On Large Canvases

A painter once told me she never begins with the large canvas. She sketches, studies, steps away, and only later commits to scale. A novel, I’ve realized, demands the same patience.

On Large Canvases

A few weeks ago, I met a painter at a gallery I was visiting, and we fell into one of those unexpectedly absorbing conversations about process.

She described how she approaches a new landscape.

First, she goes to the location she wants to paint. She sketches. She does small open-air studies. Quick impressions. Colour notes. Light and shadow.

Before she leaves, she takes dozens of photographs.

Back in her studio, she paints small sections of the landscape. She'll paint a stand of trees, a curve of shoreline, a particular shift in the sky, just to make sure she truly knows them. Not just visually, but spatially. Structurally.

Then she stops.

She works on something else.

She lets her mind move away from the scene entirely.

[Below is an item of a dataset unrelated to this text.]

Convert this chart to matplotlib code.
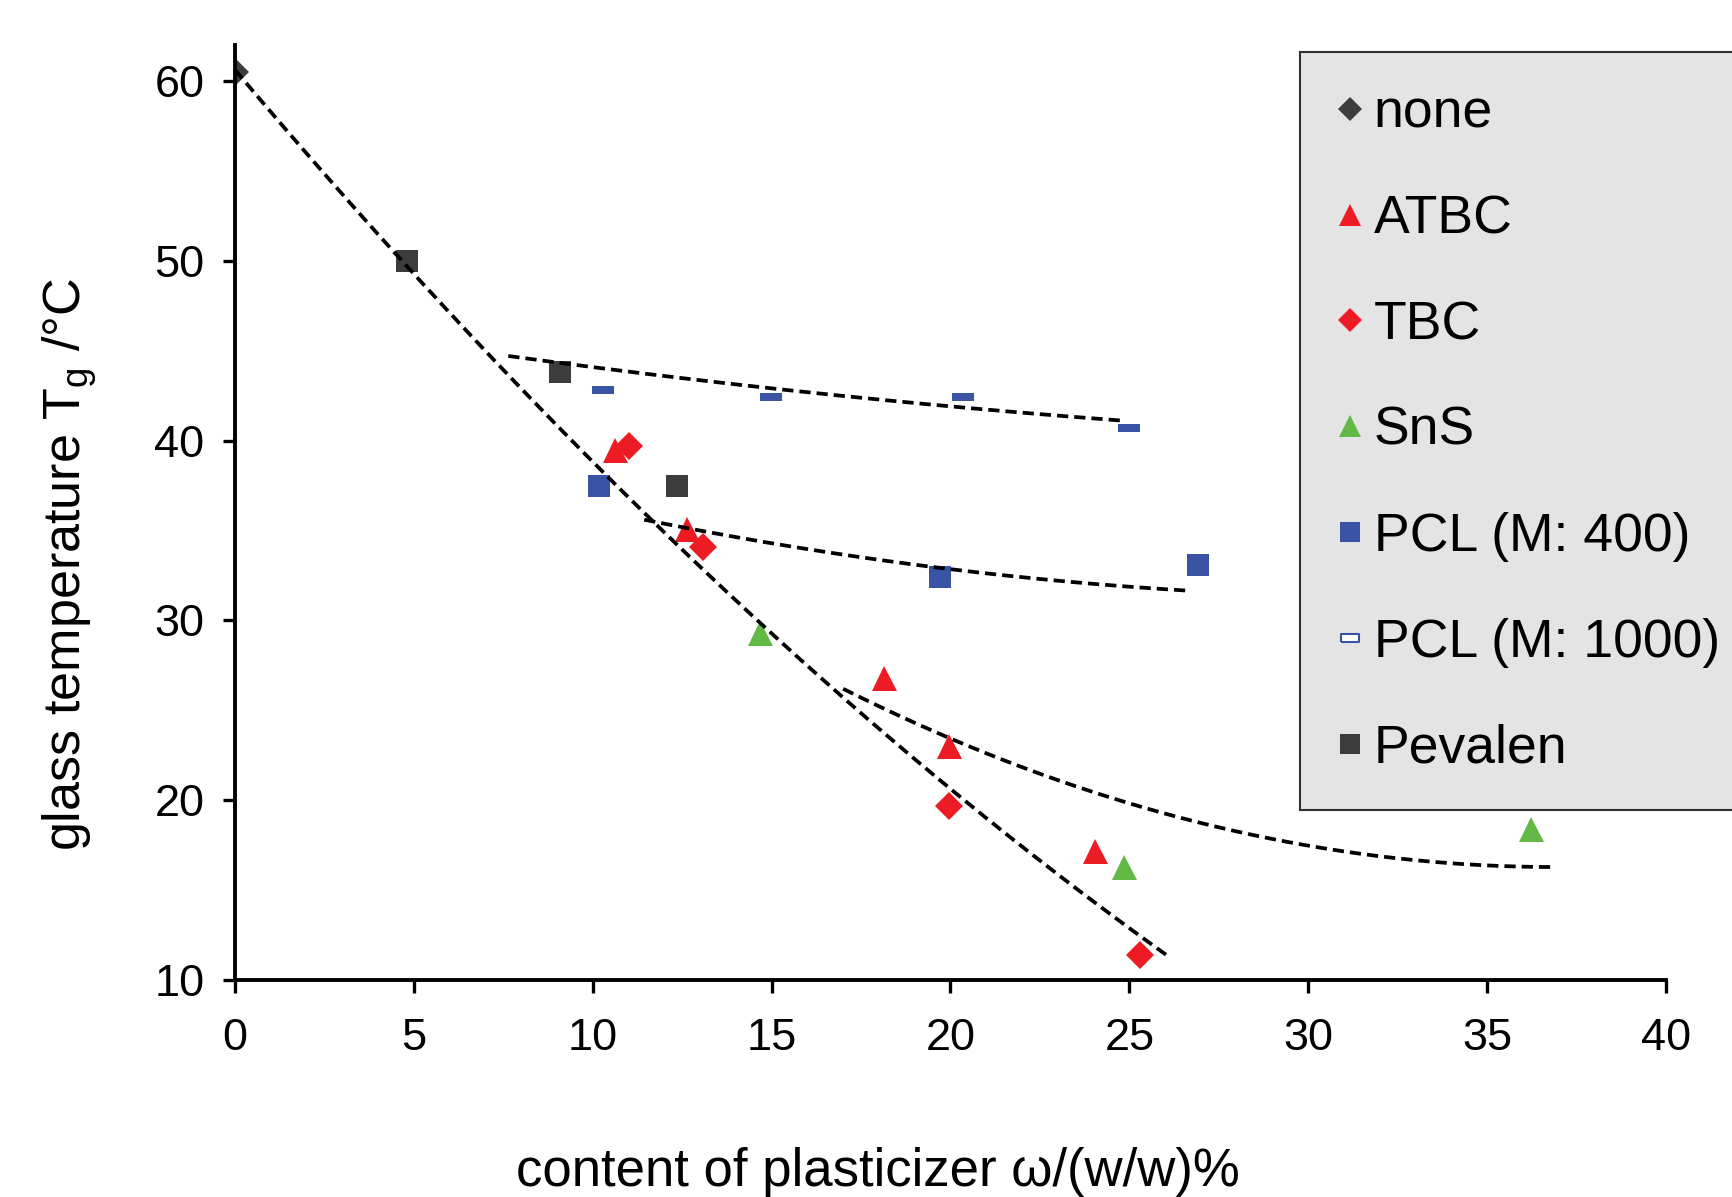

Only after that period of distance, when her brain has quietly sorted composition, colour, and proportion, does she begin the large canvas.

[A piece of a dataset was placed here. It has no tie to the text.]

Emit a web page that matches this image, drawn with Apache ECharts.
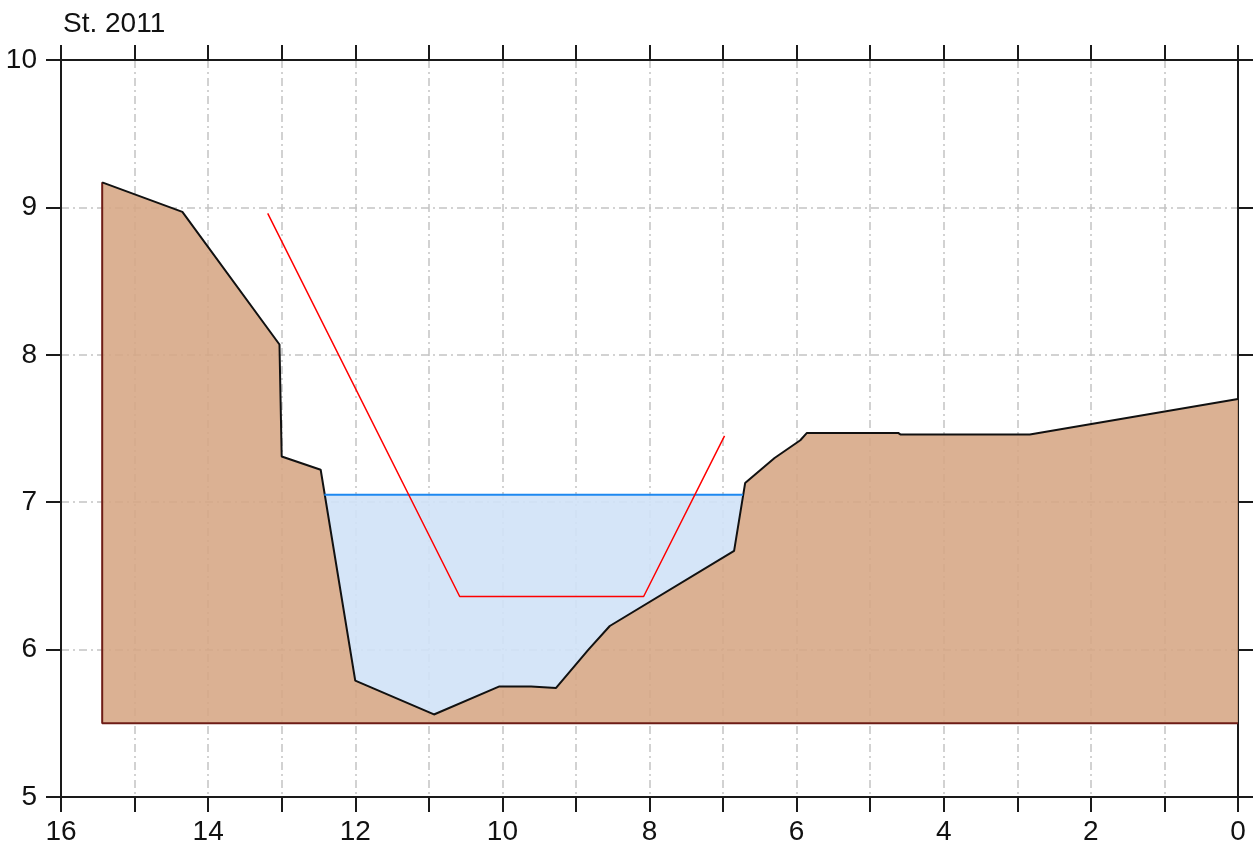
<!DOCTYPE html>
<html>
<head>
<meta charset="utf-8">
<title>St. 2011</title>
<script src="https://cdn.jsdelivr.net/npm/echarts@6/dist/echarts.min.js"></script>
<style>
  html, body { margin: 0; padding: 0; background: #fff; }
  #chart { width: 1258px; height: 858px; }
</style>
</head>
<body>
<div id="chart"></div>
<script>
// ground profile (distance, elevation)
var groundX = [15.44, 14.35, 13.03, 13.00, 12.47, 12.00, 10.93, 10.04, 9.61, 9.27, 8.83, 8.54, 6.85, 6.70, 6.30, 5.95, 5.86, 4.62, 4.59, 2.83, 0];
var groundY = [9.17, 8.97, 8.07, 7.31, 7.22, 5.79, 5.56, 5.75, 5.75, 5.74, 6.00, 6.16, 6.67, 7.13, 7.30, 7.42, 7.47, 7.47, 7.46, 7.46, 7.70];
var baseY = 5.5;

// water body: surface ends and bed points
var waterX = [12.42, 12.00, 10.93, 10.04, 9.61, 9.27, 8.83, 8.54, 6.85, 6.73];
var waterY = [7.05, 5.79, 5.56, 5.75, 5.75, 5.74, 6.00, 6.16, 6.67, 7.05];
var waterLevel = 7.05;

// design cross-section (red)
var designX = [13.19, 10.58, 8.08, 6.98];
var designY = [8.96, 6.36, 6.36, 7.45];

var xTicks = [16, 14, 12, 10, 8, 6, 4, 2, 0];

function pairs(xs, ys) {
    return xs.map(function (x, i) { return [x, ys[i]]; });
}

var groundPts = pairs(groundX, groundY);
var groundPoly = groundPts.concat([[groundX[groundX.length - 1], baseY], [groundX[0], baseY]]);
var waterPoly = pairs(waterX, waterY);

function polygonSeries(pts, color, z) {
    return {
        type: 'custom',
        coordinateSystem: 'cartesian2d',
        z: z,
        silent: true,
        data: pts,
        encode: { x: 0, y: 1 },
        renderItem: function (params, api) {
            if (params.dataIndexInside !== 0) return null;
            return {
                type: 'polygon',
                shape: { points: pts.map(function (p) { return api.coord(p); }) },
                style: { fill: color, stroke: null }
            };
        }
    };
}

var gridLine = { show: true, lineStyle: { color: '#c4c4c4', width: 1.5, type: [8, 4, 2, 4] } };
var axisLine = { show: true, onZero: false, lineStyle: { color: '#1a1a1a', width: 2 } };
var axisTick = { show: true, length: 15, lineStyle: { color: '#1a1a1a', width: 2 } };
var labelFont = { fontFamily: 'Liberation Sans, Arial, sans-serif', fontSize: 28, color: '#111' };

var chart = echarts.init(document.getElementById('chart'));
chart.setOption({
    animation: false,
    backgroundColor: '#fff',
    title: {
        text: 'St. 2011',
        left: 58, top: 5,
        textStyle: { fontFamily: 'Liberation Sans, Arial, sans-serif', fontSize: 28, fontWeight: 'normal', color: '#111' }
    },
    grid: { left: 61, right: 20, top: 60, bottom: 61 },
    xAxis: [
        {
            type: 'value', position: 'bottom', inverse: true,
            min: 0, max: 16, interval: 1,
            axisLine: axisLine, axisTick: axisTick, splitLine: gridLine,
            axisLabel: Object.assign({
                margin: 21,
                showMinLabel: true, showMaxLabel: true,
                formatter: function (v) { return xTicks.indexOf(v) >= 0 ? String(v) : ''; }
            }, labelFont)
        },
        {
            type: 'value', position: 'top', inverse: true,
            min: 0, max: 16, interval: 1,
            axisLine: axisLine, axisTick: axisTick,
            splitLine: { show: false }, axisLabel: { show: false }
        }
    ],
    yAxis: [
        {
            type: 'value', position: 'left',
            min: 5, max: 10, interval: 1,
            axisLine: axisLine, axisTick: axisTick, splitLine: gridLine,
            axisLabel: Object.assign({ margin: 24, showMinLabel: true, showMaxLabel: true }, labelFont)
        },
        {
            type: 'value', position: 'right',
            min: 5, max: 10, interval: 1,
            axisLine: axisLine, axisTick: axisTick,
            splitLine: { show: false }, axisLabel: { show: false }
        }
    ],
    series: [
        polygonSeries(groundPoly, 'rgba(214,166,132,0.88)', 1),
        polygonSeries(waterPoly, 'rgba(208,226,247,0.9)', 1),
        {
            // bank and base edges of the ground body
            type: 'line', z: 3, symbol: 'none', silent: true,
            data: [[groundX[0], groundY[0]], [groundX[0], baseY], [groundX[groundX.length - 1], baseY]],
            lineStyle: { color: '#6e1c16', width: 2 }
        },
        {
            type: 'line', z: 4, symbol: 'none', silent: true,
            data: groundPts,
            lineStyle: { color: '#111', width: 2 }
        },
        {
            type: 'line', z: 4, symbol: 'none', silent: true,
            data: [[waterX[0], waterLevel], [waterX[waterX.length - 1], waterLevel]],
            lineStyle: { color: '#1e88f0', width: 2 }
        },
        {
            type: 'line', z: 5, symbol: 'none', silent: true,
            data: pairs(designX, designY),
            lineStyle: { color: '#ff0000', width: 1.5 }
        }
    ]
});
</script>
</body>
</html>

And her canvases are large.

Listening to her, I was struck by how familiar the process felt.

A novel is a large canvas for words.

When I introduce a new character, I don’t always know them completely at first. I might write a short piece of backstory to understand their motivations, their history, their private logic. It may never appear in the finished manuscript, but it deepens the structure beneath it.

Like her small studies of trees and shoreline, these smaller explorations allow me to understand the landscape before committing to the full composition.

And like the painter, I rely on distance.

I often draft one manuscript while outlining another. When the second draft is complete, I return to the first for structural edits while beginning the third. This staggered rhythm gives my mind time to percolate through plot problems, character motivations, and thematic threads.

The distance is not about delay or procrastination.

It is incubation.

When I return to a manuscript after weeks or months away, I see the composition more clearly. The imbalance stands out. The shadows are too heavy. The pacing is off. Or sometimes, if I'm lucky, it holds.

The large canvas demands perspective.

It is tempting, in writing, to believe that productivity is linear: draft, revise, publish. But art, whether painted or written, often requires movement in and out, close and far, immersion and retreat.

The painter knew this.

And I am learning it, one manuscript at a time.